# When both $U$ and $W$ are open in $\mathbb{H}^k$ and $\mathbb{H}^l$, respectively, then why $U\times W$ cannot be open in $\mathbb{H}^{k+l}$

In the book of Analysis on Manifolds by Munkres, at page 202 question 5, it is asked that

Show that if $M$ is a k-manifold without boundary in $\mathbb{R}^m$, and if $N$ is an l-manifold in $\mathbb{R}^n$, then $M\times N$ is a $k+l$ manifold in $\mathbb{R}^{m+n}$.

and I have done the proof of of the case where both $M$ and $N$ are manifolds without boundary (because I have misread the question initially.)

Then I have check the solution manual of the book (found on internet), and it argues that However, I cannot understand why if both $U$ and $W$ are open in $\mathbb{H}^k$ and $\mathbb{H}^l$, respectively, then why $U\times W$ cannot be open in $\mathbb{H}^{k+l}$. I mean isn't this a direct result from the theory of topological spaces ?

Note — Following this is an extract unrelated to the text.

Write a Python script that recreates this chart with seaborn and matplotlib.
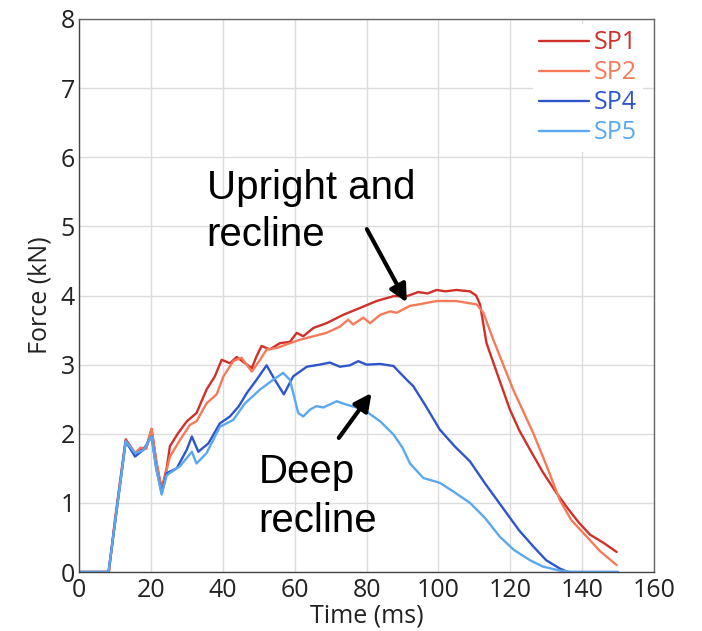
import matplotlib

matplotlib.use("Agg")
import matplotlib.pyplot as plt
import numpy as np
import pandas as pd
import seaborn as sns

# values (time in ms, force in kN)
SP1_T = [0, 8.3, 10, 13, 15.6, 17.5, 18.7, 20.2, 21.5, 23, 24.4, 25.3, 27.6, 30, 32.7,
         35.5, 37.8, 39.7, 42, 43.9, 46.2, 48.1, 49.4, 50.8, 53.1, 55.9, 58.7, 60.6,
         62.4, 65.2, 68.9, 73.5, 78.2, 82.8, 87.5, 91.2, 94.4, 97, 99.5, 102, 105,
         108.8, 110.5, 111.6, 113.4, 116.5, 119.9, 122.5, 125.5, 129, 132.9, 136,
         139, 142.2, 146, 149.6]
SP1_V = [0, 0, 0.75, 1.92, 1.72, 1.79, 1.8, 2.07, 1.6, 1.2, 1.5, 1.82, 2.01, 2.18, 2.3,
         2.64, 2.83, 3.07, 3.02, 3.11, 3.02, 2.95, 3.12, 3.27, 3.22, 3.31, 3.33, 3.46,
         3.41, 3.53, 3.6, 3.72, 3.82, 3.92, 3.99, 3.99, 4.05, 4.03, 4.08, 4.06, 4.08,
         4.06, 4.0, 3.87, 3.31, 2.85, 2.35, 2.05, 1.77, 1.45, 1.14, 0.92, 0.72, 0.54,
         0.42, 0.29]

SP2_T = [0, 8.3, 10, 13, 15.6, 17.1, 18.7, 20.2, 21.5, 23, 25.3, 28.1, 30.9, 32.7,
         35.5, 38.3, 40.2, 42.9, 45.2, 48.1, 50.4, 52.2, 55, 58.7, 61.5, 65.2, 68.9,
         72.6, 74.9, 76.3, 79.1, 81, 83.8, 86.6, 88.4, 92.1, 94.4, 99.5, 105, 110.7,
         112.5, 115.3, 120.8, 126.4, 130, 133.8, 137, 141.3, 145, 149.6]
SP2_V = [0, 0, 0.72, 1.9, 1.72, 1.8, 1.78, 2.07, 1.6, 1.18, 1.67, 1.91, 2.13, 2.18,
         2.44, 2.57, 2.83, 3.05, 3.1, 2.9, 3.07, 3.22, 3.24, 3.31, 3.36, 3.41, 3.46,
         3.55, 3.65, 3.58, 3.68, 3.6, 3.72, 3.77, 3.75, 3.85, 3.87, 3.92, 3.92, 3.87,
         3.75, 3.36, 2.64, 2.01, 1.55, 1.04, 0.75, 0.51, 0.3, 0.1]

SP4_T = [0, 8.2, 10, 13, 15.6, 17.9, 20.2, 21.5, 23, 24.4, 27.2, 30, 31.4, 33.2, 36,
         39.2, 42, 44.5, 46.7, 49.4, 52.2, 54.5, 57, 59.6, 63.4, 67, 69.8, 72.6, 75.4,
         77.7, 80, 83.8, 87.5, 91.2, 93, 96.5, 100.4, 104.5, 108.8, 113, 119, 122.5,
         126.4, 130, 133.8, 136, 150]
SP4_V = [0, 0, 0.7, 1.89, 1.67, 1.77, 1.96, 1.5, 1.14, 1.43, 1.5, 1.77, 1.96, 1.74,
         1.86, 2.15, 2.25, 2.4, 2.59, 2.78, 2.99, 2.78, 2.57, 2.83, 2.97, 3.0, 3.03,
         2.97, 2.99, 3.05, 3.0, 3.01, 2.98, 2.78, 2.69, 2.4, 2.06, 1.82, 1.6, 1.28,
         0.85, 0.6, 0.37, 0.17, 0.05, 0.0, 0.0]

SP5_T = [0, 8.2, 10, 13, 15.6, 17.9, 20.2, 21.5, 23, 24.4, 28.1, 31.4, 32.7, 35.5,
         39.2, 42.9, 46.2, 50.4, 54, 56.8, 58.7, 61, 62.4, 64.3, 66.1, 68, 71.7, 74.5,
         77.2, 80, 83.8, 87.5, 90, 92.1, 95.8, 100.4, 104, 108.8, 113, 117.1, 121,
         125.5, 129, 133.8, 137, 150]
SP5_V = [0, 0, 0.7, 1.89, 1.72, 1.76, 1.96, 1.5, 1.12, 1.4, 1.53, 1.74, 1.57, 1.72,
         2.1, 2.2, 2.44, 2.64, 2.78, 2.88, 2.78, 2.3, 2.25, 2.35, 2.4, 2.38, 2.47,
         2.42, 2.38, 2.32, 2.18, 1.99, 1.8, 1.57, 1.36, 1.29, 1.17, 1.0, 0.78, 0.51,
         0.32, 0.17, 0.08, 0.02, 0.0, 0.0]

SERIES = [("SP1", SP1_T, SP1_V), ("SP2", SP2_T, SP2_V),
          ("SP4", SP4_T, SP4_V), ("SP5", SP5_T, SP5_V)]
PALETTE = {"SP1": "#d0302a", "SP2": "#f47a5a", "SP4": "#2f56c9", "SP5": "#5aa8f0"}

df = pd.concat(
    [pd.DataFrame({"series": name, "t": t, "v": v}) for name, t, v in SERIES],
    ignore_index=True,
)

sns.set_style("white")
plt.rcParams["font.family"] = ["Open Sans", "DejaVu Sans"]

fig = plt.figure(figsize=(7.02, 6.31), dpi=100)
ax = fig.add_axes([79 / 702, 59 / 631, 575 / 702, 553 / 631])

sns.lineplot(data=df, x="t", y="v", hue="series", palette=PALETTE,
             estimator=None, sort=False, lw=1.7, ax=ax)

ax.set_xlim(0, 160)
ax.set_ylim(0, 8)
ax.set_xticks(np.arange(0, 161, 20))
ax.set_yticks(np.arange(0, 9, 1))
ax.grid(color="#dcdcdc", lw=1)
ax.set_axisbelow(True)
for side, sp in ax.spines.items():
    sp.set_color("#444444" if side in ("left", "bottom") else "#666666")
    sp.set_linewidth(1)
ax.tick_params(length=0, labelsize=18, colors="#222222", pad=4)
ax.tick_params(axis="y", pad=3)
ax.set_xlabel("Time (ms)", fontsize=18, color="#222222", labelpad=1)
ax.set_ylabel("Force (kN)", fontsize=18, color="#222222", labelpad=6)

leg = ax.legend(loc="upper right", bbox_to_anchor=(0.99, 1.0), fontsize=18,
                labelcolor="linecolor", frameon=True, facecolor="white",
                edgecolor="none", framealpha=1, handlelength=2.0,
                handletextpad=0.2, labelspacing=0.2, borderpad=0.25,
                borderaxespad=0.2)
leg.get_frame().set_boxstyle("square", pad=0)

txt = dict(family=["Liberation Sans", "DejaVu Sans"], fontsize=29, color="black",
           va="baseline", ha="left")
ax.text(35.5, 5.39, "Upright and", **txt)
ax.text(35.5, 4.71, "recline", **txt)
ax.text(50.0, 1.29, "Deep", **txt)
ax.text(50.0, 0.58, "recline", **txt)

arrow = dict(arrowstyle="-|>", color="black", lw=3, mutation_scale=26,
             shrinkA=0, shrinkB=0)
ax.annotate("", xy=(91.2, 3.9), xytext=(80.1, 4.96), arrowprops=arrow)
ax.annotate("", xy=(81.4, 2.59), xytext=(72.3, 1.94), arrowprops=arrow)

fig.savefig("out.png", dpi=100)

• in case of a manifold with boundary the coordinate patches may not be open, but homeomorphic to $\{x\in \mathbb{R}^{k}: x_k \ge 0\}$ which is relatively open in itself, but not in $\mathbb{R}^{k}$ Aug 3, 2018 at 7:21
• (and the product of such sets will not have the appropriate form for a coordinate patch) Aug 3, 2018 at 7:23
– Our
Aug 3, 2018 at 7:25
• @AlvinLepik isn't the product of open sets is open in product topology ?
– Our
Aug 3, 2018 at 7:26
• @Thomas I did not understand you first comment
– Our
Aug 3, 2018 at 7:26

For example, $[0, 1)$ is open in $\mathbb{H}$, but $[0, 1) \times [0, 1) \subseteq \mathbb{H}^2$ (the interior of a square together with two of the sides) isn't open.
The reason this doesn't fit with your intuition might be that the topology on $\mathbb{H}^2$ isn't the product topology. $\mathbb{H}^2 \neq \mathbb{H} \times \mathbb{H}$ because the former contains the pair (-1, 1), but the former doesn't (assuming $\mathbb{H}^2 := \{(x, y) \in \mathbb{R}^2 : y \geq 0\}$).
Also, you might be misreading the proof. The problem says "may not be open", but you say "cannot be open". In archaic English, these two are sometimes taken to be equivalent, but (at least in math) this usage is rare these days. The former means that $U \times V$ may or may not be open, not that it must not be open.